Pull each line holding the word "that" from the data.

→ Information shown:
◆ ◆ ◆ ◆ ◆

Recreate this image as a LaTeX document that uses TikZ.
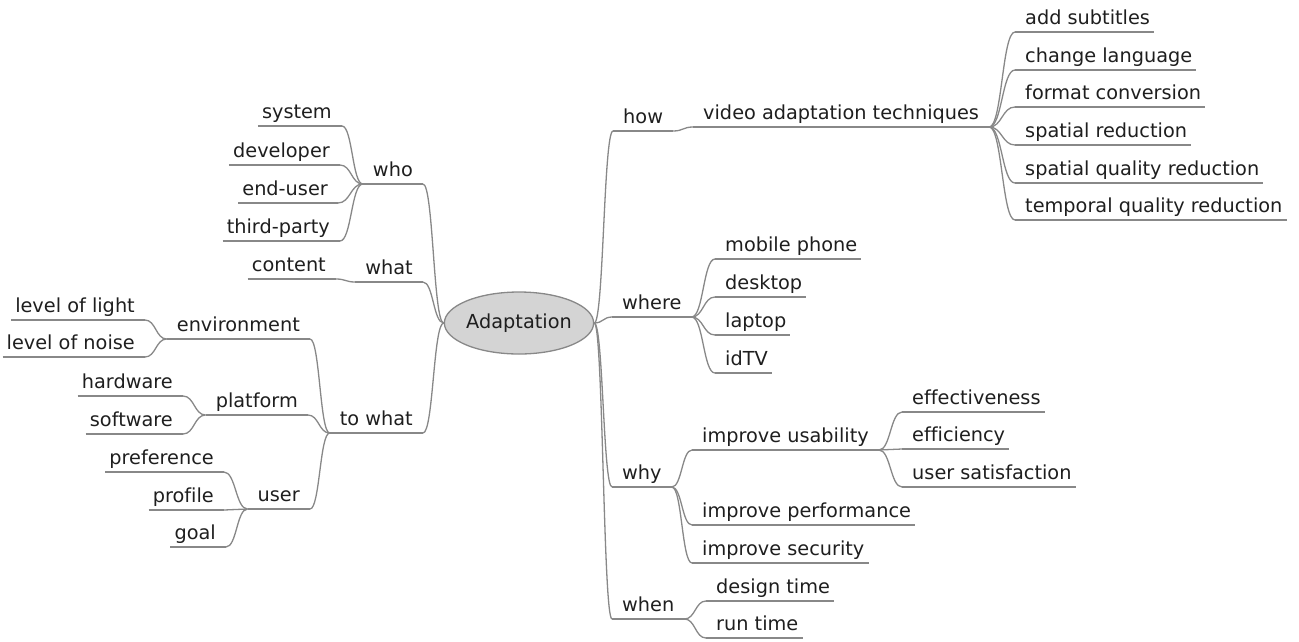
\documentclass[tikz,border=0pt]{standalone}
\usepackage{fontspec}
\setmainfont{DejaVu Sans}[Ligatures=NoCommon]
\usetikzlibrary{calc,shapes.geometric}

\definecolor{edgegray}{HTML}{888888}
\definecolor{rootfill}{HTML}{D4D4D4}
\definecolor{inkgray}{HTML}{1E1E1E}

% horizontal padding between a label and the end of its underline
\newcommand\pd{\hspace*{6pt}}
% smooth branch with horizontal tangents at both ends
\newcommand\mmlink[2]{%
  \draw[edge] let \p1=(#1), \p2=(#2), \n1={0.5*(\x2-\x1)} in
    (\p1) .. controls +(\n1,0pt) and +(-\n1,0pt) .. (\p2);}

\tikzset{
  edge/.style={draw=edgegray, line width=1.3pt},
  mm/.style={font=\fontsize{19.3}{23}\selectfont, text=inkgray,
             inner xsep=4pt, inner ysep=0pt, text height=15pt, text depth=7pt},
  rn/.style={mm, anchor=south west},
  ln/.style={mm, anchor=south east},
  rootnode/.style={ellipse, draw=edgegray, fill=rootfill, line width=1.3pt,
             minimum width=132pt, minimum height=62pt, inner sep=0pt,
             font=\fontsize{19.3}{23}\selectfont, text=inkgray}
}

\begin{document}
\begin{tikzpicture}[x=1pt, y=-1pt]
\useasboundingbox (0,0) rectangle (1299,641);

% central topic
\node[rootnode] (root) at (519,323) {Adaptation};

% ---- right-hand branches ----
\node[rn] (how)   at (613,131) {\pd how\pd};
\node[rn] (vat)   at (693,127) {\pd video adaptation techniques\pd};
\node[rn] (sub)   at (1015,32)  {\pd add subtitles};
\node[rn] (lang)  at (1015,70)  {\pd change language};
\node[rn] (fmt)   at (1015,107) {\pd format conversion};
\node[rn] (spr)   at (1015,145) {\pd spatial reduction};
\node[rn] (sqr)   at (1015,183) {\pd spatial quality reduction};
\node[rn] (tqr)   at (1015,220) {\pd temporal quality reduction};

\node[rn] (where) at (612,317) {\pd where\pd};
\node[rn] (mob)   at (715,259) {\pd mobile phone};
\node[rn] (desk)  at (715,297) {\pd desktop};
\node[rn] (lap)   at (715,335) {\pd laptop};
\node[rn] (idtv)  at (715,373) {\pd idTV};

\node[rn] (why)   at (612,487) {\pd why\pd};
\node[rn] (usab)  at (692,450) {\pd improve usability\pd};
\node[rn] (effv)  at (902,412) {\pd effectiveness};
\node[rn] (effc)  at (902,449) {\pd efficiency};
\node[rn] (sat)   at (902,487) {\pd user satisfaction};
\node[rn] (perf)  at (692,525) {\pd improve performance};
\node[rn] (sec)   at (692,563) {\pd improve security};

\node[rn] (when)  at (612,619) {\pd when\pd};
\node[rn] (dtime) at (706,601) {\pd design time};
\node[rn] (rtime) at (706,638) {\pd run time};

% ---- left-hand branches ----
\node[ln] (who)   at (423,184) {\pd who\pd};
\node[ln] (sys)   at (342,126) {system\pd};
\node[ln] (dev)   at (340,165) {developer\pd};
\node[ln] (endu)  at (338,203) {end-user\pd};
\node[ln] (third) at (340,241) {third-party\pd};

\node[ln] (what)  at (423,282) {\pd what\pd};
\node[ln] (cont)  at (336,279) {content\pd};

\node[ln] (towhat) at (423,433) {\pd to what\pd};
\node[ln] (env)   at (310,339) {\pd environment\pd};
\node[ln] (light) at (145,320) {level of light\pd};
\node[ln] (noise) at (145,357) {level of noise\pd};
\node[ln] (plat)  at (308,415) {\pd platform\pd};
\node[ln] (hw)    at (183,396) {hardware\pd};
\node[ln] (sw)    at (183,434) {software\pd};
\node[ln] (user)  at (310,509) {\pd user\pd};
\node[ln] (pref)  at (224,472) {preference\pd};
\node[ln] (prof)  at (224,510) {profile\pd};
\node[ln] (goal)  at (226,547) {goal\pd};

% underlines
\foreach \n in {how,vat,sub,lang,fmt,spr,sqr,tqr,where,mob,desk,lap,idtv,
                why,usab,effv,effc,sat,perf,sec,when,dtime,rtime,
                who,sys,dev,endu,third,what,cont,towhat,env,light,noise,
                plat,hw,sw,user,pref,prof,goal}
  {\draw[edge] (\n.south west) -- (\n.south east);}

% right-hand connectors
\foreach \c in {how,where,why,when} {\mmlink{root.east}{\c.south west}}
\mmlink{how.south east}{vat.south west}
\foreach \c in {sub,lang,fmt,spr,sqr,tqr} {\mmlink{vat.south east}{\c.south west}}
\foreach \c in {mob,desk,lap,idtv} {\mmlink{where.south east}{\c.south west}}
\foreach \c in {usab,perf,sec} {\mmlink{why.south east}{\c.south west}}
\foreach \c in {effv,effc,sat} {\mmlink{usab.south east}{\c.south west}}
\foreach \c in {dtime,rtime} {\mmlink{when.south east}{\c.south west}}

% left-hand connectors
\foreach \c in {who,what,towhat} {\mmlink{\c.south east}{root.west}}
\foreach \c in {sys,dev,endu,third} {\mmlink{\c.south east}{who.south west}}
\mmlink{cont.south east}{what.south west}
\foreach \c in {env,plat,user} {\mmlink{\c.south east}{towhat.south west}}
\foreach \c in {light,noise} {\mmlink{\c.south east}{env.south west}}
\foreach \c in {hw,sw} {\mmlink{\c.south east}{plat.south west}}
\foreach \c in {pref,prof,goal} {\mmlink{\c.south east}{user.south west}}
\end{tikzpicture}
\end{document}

◆ ◆ ◆ ◆ ◆

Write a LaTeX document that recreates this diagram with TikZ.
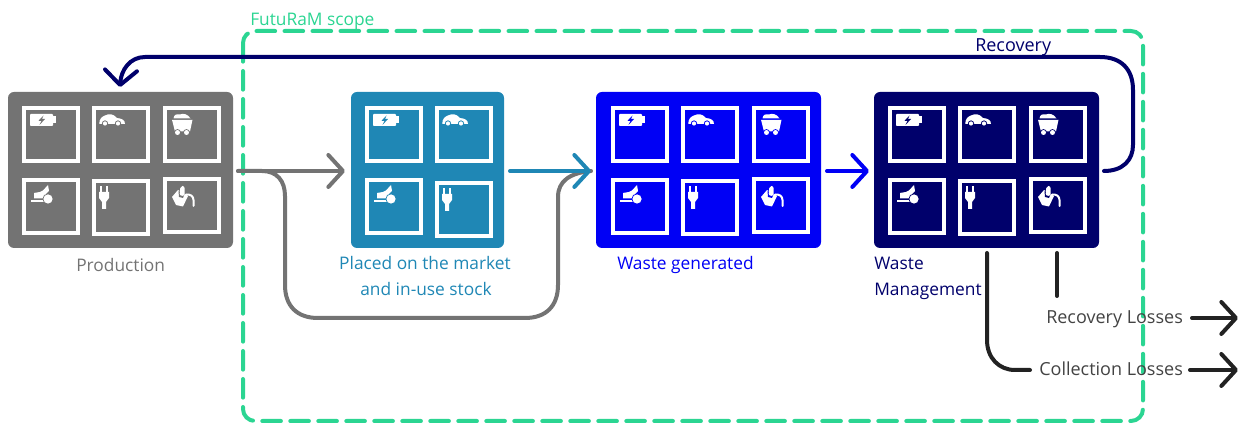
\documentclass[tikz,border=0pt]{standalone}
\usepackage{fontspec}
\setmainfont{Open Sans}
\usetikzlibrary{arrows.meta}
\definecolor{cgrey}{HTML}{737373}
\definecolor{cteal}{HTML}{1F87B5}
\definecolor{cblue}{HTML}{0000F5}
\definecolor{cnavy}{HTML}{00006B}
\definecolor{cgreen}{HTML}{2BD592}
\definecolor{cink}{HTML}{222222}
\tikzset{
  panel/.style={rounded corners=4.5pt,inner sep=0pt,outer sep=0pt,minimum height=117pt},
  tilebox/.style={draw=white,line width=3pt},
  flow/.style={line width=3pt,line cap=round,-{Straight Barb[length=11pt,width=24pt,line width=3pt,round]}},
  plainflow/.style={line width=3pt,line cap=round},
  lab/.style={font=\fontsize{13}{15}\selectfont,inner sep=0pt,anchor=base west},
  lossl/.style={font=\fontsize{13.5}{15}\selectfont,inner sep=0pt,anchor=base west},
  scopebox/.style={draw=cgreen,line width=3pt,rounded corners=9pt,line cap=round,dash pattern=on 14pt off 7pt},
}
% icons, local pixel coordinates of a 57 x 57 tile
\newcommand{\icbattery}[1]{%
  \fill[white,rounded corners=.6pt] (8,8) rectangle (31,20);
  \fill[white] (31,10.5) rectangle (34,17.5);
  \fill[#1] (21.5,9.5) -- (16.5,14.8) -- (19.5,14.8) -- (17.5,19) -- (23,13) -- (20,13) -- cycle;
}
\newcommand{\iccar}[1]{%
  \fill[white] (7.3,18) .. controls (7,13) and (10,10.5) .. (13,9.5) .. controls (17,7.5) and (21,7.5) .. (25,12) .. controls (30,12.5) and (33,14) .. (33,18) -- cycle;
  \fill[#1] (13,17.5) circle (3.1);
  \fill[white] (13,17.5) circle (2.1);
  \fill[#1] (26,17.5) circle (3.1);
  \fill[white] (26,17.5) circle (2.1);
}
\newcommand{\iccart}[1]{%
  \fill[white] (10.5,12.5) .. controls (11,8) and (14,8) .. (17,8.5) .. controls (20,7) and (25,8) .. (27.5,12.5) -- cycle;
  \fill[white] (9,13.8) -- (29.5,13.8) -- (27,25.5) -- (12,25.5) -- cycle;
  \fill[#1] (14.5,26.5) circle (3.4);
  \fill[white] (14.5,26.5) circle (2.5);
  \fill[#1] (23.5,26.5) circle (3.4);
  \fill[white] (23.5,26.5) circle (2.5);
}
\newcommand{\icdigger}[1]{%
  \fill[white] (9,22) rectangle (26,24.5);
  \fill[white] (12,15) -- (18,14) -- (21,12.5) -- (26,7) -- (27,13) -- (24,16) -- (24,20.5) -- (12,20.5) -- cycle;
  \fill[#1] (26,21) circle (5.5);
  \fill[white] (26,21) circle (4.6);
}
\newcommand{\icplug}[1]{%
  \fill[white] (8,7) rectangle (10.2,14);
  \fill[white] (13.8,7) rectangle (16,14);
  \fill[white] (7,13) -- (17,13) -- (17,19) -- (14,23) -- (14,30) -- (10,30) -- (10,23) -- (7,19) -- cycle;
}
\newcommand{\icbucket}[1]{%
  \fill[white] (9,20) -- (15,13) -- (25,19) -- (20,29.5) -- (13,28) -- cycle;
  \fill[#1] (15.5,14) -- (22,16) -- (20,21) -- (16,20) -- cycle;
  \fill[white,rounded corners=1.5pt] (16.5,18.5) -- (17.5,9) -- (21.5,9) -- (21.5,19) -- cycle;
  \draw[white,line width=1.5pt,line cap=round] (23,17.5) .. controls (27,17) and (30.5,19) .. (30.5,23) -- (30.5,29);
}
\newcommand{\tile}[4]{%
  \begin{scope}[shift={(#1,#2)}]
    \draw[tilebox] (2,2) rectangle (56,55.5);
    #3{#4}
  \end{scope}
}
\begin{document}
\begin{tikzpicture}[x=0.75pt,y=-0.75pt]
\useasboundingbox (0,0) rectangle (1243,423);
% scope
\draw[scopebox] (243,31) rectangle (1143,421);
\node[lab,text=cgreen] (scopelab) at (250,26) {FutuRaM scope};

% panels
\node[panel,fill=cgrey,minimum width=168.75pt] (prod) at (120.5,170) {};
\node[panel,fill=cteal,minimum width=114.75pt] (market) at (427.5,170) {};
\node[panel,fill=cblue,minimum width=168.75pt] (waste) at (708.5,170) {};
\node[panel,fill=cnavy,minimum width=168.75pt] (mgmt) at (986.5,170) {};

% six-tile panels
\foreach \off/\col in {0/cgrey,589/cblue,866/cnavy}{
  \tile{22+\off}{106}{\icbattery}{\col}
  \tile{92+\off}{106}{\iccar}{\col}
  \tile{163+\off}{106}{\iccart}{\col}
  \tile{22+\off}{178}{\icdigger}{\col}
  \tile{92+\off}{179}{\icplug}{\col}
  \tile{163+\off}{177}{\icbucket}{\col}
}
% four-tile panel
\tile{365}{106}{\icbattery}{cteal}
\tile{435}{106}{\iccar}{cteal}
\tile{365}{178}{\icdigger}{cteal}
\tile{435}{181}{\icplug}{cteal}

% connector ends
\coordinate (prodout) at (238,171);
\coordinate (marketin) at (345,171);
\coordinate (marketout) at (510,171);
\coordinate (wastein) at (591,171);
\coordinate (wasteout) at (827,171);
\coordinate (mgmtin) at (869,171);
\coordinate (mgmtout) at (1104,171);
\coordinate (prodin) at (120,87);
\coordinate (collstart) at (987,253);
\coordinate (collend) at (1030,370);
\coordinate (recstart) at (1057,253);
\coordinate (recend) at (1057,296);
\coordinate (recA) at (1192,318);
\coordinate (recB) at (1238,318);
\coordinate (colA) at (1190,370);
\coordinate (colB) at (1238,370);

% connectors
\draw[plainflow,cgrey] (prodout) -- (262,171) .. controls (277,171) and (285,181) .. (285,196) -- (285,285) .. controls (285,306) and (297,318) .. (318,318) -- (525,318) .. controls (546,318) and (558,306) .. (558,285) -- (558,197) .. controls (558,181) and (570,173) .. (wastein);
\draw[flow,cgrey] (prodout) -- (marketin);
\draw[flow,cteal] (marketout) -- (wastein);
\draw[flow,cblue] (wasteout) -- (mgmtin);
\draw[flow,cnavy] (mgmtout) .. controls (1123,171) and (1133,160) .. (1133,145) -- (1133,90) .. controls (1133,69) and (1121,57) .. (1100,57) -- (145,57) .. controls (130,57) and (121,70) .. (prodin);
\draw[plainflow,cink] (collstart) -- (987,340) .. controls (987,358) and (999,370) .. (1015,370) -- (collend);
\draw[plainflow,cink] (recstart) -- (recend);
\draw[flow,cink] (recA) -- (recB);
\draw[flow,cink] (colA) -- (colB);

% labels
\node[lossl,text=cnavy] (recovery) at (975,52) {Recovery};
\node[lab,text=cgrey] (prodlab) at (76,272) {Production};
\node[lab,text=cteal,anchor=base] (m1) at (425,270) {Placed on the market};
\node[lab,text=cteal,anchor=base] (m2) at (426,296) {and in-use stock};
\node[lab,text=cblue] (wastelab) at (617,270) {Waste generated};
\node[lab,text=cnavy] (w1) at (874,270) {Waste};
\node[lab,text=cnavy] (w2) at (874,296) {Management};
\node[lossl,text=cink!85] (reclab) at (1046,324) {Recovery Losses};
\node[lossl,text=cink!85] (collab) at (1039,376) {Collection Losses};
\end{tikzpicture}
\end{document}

◆ ◆ ◆ ◆ ◆

→ Solution for this problem:
Recreate this image as a LaTeX document that uses TikZ.
Write a LaTeX document that recreates this diagram with TikZ.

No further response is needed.